Where do you seek inspiration for your aesthetic?
Both digital and tangible references inspire me: I stay collecting magazines as I love flicking through history, and I seek inspiration on Pinterest and Tumblr. My aesthetic is a mix between IRL and URL.
What Seventh pieces are you looking forward to incorporating into your wardrobe in 2022?
I want the trucker trousers – they’re hard. I also can’t wait for the Seventh slides to be released.
Speaking of 2022, what can we expect to see you working on next year?
I plan to work on some more furniture, get back into fashion and then jump into the Metaverse. Oh, and I’m also starting a magazine.

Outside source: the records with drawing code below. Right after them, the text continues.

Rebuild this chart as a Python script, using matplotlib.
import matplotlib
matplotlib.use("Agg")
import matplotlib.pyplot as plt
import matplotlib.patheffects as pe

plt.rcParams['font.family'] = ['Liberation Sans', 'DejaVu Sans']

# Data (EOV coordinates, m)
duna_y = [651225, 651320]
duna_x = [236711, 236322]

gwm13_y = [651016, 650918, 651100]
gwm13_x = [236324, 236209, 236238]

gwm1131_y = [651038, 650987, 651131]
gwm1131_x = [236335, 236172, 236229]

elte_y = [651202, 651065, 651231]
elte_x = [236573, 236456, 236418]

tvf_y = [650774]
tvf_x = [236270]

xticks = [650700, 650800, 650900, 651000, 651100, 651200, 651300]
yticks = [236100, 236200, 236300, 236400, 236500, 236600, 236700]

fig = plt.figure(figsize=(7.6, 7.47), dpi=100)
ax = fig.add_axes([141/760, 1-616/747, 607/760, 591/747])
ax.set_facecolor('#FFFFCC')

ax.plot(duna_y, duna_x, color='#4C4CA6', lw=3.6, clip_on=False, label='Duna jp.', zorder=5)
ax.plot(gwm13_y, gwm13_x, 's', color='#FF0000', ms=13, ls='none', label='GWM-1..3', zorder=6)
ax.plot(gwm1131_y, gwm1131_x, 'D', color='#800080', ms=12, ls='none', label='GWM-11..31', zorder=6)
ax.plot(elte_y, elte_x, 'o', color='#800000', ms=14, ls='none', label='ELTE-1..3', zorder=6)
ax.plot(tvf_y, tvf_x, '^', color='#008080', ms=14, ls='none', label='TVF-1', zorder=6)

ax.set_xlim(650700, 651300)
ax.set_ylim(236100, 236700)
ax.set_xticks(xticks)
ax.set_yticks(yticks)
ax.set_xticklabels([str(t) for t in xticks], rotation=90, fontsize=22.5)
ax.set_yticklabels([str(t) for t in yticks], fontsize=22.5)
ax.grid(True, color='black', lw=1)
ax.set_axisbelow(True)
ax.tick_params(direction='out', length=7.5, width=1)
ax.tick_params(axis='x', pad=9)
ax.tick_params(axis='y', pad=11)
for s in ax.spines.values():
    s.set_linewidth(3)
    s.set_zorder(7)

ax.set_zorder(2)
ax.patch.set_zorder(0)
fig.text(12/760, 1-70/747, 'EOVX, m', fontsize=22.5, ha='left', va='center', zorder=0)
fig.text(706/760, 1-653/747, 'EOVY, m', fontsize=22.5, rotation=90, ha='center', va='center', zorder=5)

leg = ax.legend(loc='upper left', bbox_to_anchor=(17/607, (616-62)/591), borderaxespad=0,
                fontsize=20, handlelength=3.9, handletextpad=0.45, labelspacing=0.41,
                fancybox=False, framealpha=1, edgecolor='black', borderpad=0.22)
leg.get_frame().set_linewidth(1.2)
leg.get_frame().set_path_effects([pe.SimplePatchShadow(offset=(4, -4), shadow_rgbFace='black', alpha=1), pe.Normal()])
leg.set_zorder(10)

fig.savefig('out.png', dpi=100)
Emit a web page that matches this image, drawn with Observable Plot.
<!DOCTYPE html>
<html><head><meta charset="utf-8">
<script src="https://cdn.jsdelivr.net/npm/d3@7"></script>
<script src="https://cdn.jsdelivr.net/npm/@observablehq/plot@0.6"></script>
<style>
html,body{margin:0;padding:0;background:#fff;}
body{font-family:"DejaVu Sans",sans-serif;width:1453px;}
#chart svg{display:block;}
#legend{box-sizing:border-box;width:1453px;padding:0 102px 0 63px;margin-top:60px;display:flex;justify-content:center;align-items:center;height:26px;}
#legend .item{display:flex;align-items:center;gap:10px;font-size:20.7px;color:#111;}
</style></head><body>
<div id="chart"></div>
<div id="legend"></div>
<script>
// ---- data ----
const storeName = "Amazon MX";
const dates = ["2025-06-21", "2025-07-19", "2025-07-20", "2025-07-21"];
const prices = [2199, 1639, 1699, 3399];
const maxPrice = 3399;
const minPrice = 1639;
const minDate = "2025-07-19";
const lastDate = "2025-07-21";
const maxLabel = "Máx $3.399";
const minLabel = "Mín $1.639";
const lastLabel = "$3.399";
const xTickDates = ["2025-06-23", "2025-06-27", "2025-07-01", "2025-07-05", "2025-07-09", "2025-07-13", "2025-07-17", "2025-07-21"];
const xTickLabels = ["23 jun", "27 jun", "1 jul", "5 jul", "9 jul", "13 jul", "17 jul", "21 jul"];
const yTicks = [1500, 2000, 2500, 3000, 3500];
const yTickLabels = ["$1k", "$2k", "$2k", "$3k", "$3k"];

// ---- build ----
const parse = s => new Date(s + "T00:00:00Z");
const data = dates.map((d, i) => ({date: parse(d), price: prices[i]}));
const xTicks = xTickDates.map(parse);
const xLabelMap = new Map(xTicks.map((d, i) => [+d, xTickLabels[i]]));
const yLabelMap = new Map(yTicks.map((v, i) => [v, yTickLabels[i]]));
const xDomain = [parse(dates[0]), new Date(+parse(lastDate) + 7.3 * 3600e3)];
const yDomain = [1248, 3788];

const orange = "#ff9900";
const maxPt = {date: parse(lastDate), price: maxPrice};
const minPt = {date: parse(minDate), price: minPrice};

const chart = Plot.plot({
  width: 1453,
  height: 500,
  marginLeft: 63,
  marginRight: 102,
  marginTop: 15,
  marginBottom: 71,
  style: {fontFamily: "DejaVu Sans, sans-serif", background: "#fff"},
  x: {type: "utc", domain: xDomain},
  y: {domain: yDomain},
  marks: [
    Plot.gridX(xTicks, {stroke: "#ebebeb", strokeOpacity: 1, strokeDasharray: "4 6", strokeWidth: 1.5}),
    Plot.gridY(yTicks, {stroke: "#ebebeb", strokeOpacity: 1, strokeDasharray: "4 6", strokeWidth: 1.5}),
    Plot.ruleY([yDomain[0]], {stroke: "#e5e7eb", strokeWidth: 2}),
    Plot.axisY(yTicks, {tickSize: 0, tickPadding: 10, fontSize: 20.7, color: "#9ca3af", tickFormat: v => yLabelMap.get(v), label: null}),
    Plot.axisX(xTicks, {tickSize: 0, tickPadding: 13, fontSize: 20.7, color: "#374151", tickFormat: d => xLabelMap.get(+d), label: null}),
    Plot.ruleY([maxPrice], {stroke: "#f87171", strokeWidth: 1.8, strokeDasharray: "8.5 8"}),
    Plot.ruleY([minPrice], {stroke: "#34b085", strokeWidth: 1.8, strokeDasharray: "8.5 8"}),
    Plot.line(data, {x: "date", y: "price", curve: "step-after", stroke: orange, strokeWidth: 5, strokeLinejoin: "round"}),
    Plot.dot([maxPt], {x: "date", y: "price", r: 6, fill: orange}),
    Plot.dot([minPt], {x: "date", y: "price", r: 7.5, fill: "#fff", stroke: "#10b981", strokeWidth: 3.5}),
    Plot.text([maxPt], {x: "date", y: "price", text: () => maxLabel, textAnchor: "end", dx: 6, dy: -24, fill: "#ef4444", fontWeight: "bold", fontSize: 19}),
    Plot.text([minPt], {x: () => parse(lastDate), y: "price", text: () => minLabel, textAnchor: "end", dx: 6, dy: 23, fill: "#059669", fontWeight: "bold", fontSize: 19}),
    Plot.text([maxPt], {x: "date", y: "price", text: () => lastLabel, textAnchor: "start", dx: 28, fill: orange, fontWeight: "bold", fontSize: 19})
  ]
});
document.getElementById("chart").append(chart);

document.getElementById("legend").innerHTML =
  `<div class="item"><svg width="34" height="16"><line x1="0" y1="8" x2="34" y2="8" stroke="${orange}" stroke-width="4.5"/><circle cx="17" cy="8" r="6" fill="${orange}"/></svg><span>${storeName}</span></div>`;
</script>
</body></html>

Sunday, the seventh day of the week, is the day of rest – a day when members of our community wear their Seventh tracksuits to chill out. What does a perfect Sunday look like to you?
A perfect Sunday involves me kicking back, chilling out and discovering new things. No calls or mandatory trips – I like Sundays when I don’t have to do s***.
What songs are you listening to on this perfect Sunday?
Right now, I’m obsessed with sample mixes. From Timbaland to Just Blaze, I love discovering artists' use of samples because it reminds me of my design process – like how I’ve taken the blueprint of an African birthing chair and turned it into an everyday arch chair.